Rosa Balistreri: Il Canto Ribelle che Sfida il Tempo e Accende l’Amore
La recensione del film
Presentato nella sezione Zibaldone del 42° Torino Film Festival, il film L’amore che ho, diretto da Paolo Licata, esplora le emozioni e i conflitti della vita di Rosa Balistreri, una figura di spicco della musica popolare siciliana. L’opera si ispira all’omonimo romanzo di Luca Torregrossa, nipote di Rosa, e presenta una sceneggiatura elaborata da un team di autori, tra cui Maurizio Quagliana, Heidrun Schleef e Antonio Guadalupi, che riescono a catturare la complessità del personaggio.
Il film narra in modo profondo il tentativo della Balistreri, ormai anziana, di ricucire il travagliato rapporto con la figlia Angela, creando un’interazione tra il presente e il passato tramite flashback che rivivono l’infanzia e la carriera di Rosa. Cresciuta nella povertà della Sicilia e segnata da esperienze dolorose, Rosa ha trovato nella musica un mezzo di riscatto e protesta sociale.
La voce di Rosa, intensa e vibrante, è divenuta simbolo delle lotte per i diritti civili, la lotta alla mafia e l’emancipazione femminile in un periodo cruciale per la storia italiana.
Il cast e la colonna sonora
Il cast di L’amore che ho rappresenta uno dei suoi punti di forza. Le attrici Lucia Sardo, Donatella Finocchiaro, Anita Pomario e Martina Ziami interpretano Rosa nelle varie fasi della sua vita, ognuna portando in scena un aspetto distintivo della sua personalità. Tania Bambaci ricopre il ruolo di Angela, figlia di Rosa, il cui rapporto difficile con la madre è il fulcro emotivo del racconto. Vincenzo Ferrera è Emanuele, il padre di Rosa, un personaggio che incarna la cultura patriarcale del periodo.
Significativa anche la partecipazione di Carmen Consoli, che non solo interpreta Alice, ma è anche autrice delle musiche originali del film. Le sonorità della colonna sonora riflettono l’intensità delle esperienze di Rosa, rendendo la musica un vero e proprio attore nella narrazione.
Il film, il cui titolo richiama una delle canzoni più celebri di Rosa Balistreri, si pone come un tributo a un’artista straordinaria e un racconto di un’epoca storica vivace per l’Italia.

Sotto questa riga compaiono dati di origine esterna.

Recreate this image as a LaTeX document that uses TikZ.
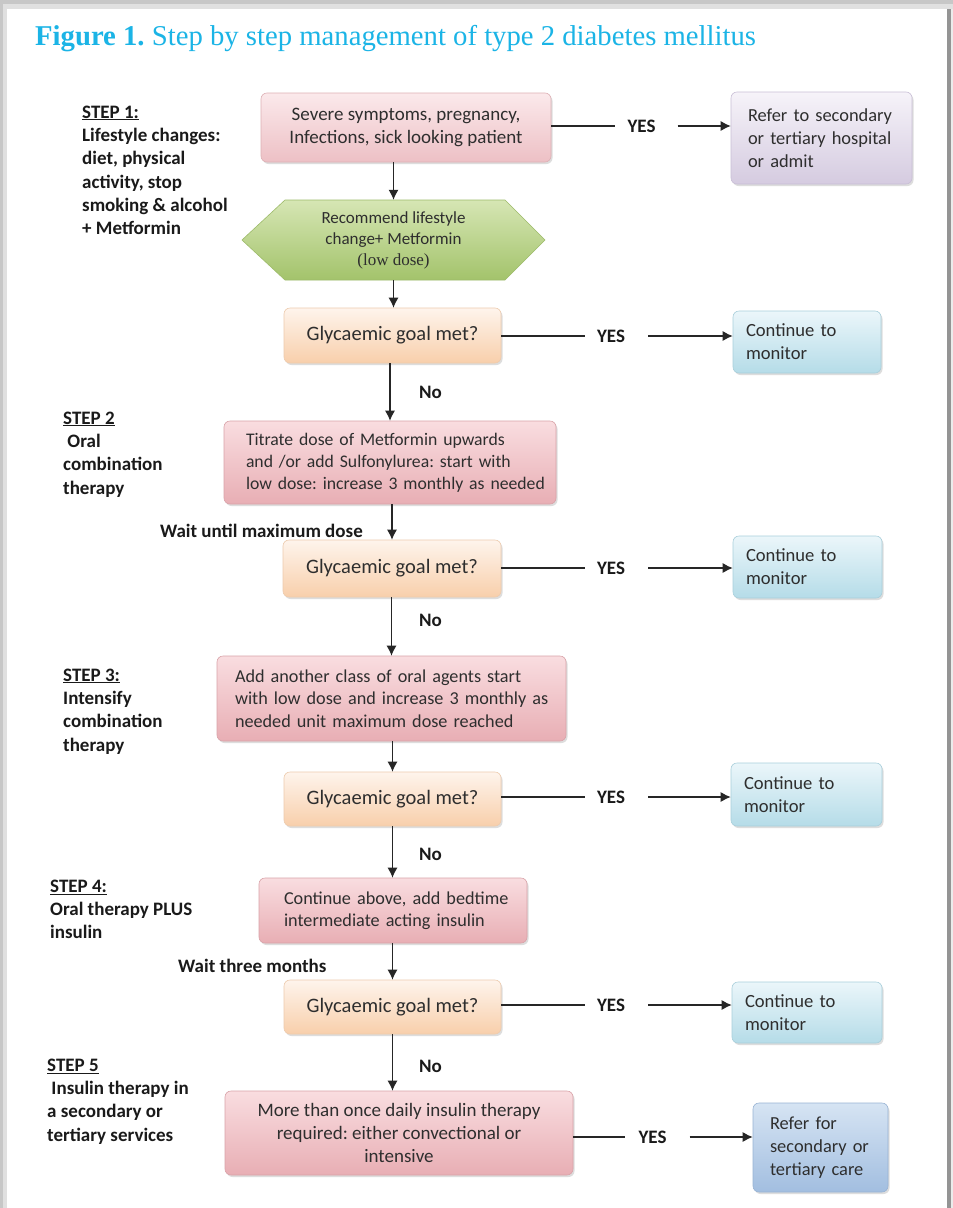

La rappresentazione visiva delle diverse epoche è accentuata dalla fotografia, che utilizza tonalità pastello per i flashback e tinte fredde per il presente, creando una netta distinzione e amplificando il senso di nostalgia.
La voce femminista della Sicilia dimenticata
Rosa Balistreri, al centro del film L’amore che ho, è stata una cantautrice capace di trasformare la sua arte in un grido di protesta e denuncia sociale. Nata nel 1927 a Licata, Rosa ha vissuto in un contesto di forte povertà, disuguaglianza e violenza patriarcale, cresciuta in una Sicilia dimenticata e marginale, incatenata a una mentalità feudale che rappresentava una limitazione per le donne.
La sua giovinezza, segnata da ingiustizie e da un matrimonio forzato, la portò a ribellarsi con coraggio. Questo primo gesto di difesa la condusse a una vita di lotte, in cui la musica divenne la sua voce di riscatto e resistenza. Rosa iniziò a reinterpretare i canti folkloristici siciliani, caricandoli di un’emotività rara, esprimendo il dolore e la dignità del popolo siciliano.
Tra successo e tragedie
Ritornata in Sicilia negli anni Settanta, Rosa Balistreri divenne un’artista di riconosciuto valore nazionale, collaborando con diversi importanti poeti e artisti. Nonostante le sue realizzazioni, la sua esistenza rimase contraddistinta da tragedie familiari e difficoltà personali. La musica non solo la rappresentava, ma anche le consentiva di affrontare un sistema opprimente.
Morì nel 1990 a Palermo, dopo una vita dedicata a denunciare le ingiustizie sociali e a raccontare la realtà spesso taciuta. Rosa è oggi riconosciuta come un’icona della musica folk italiana e un simbolo di resistenza femminile, continuando a ispirare nuove generazioni di artisti.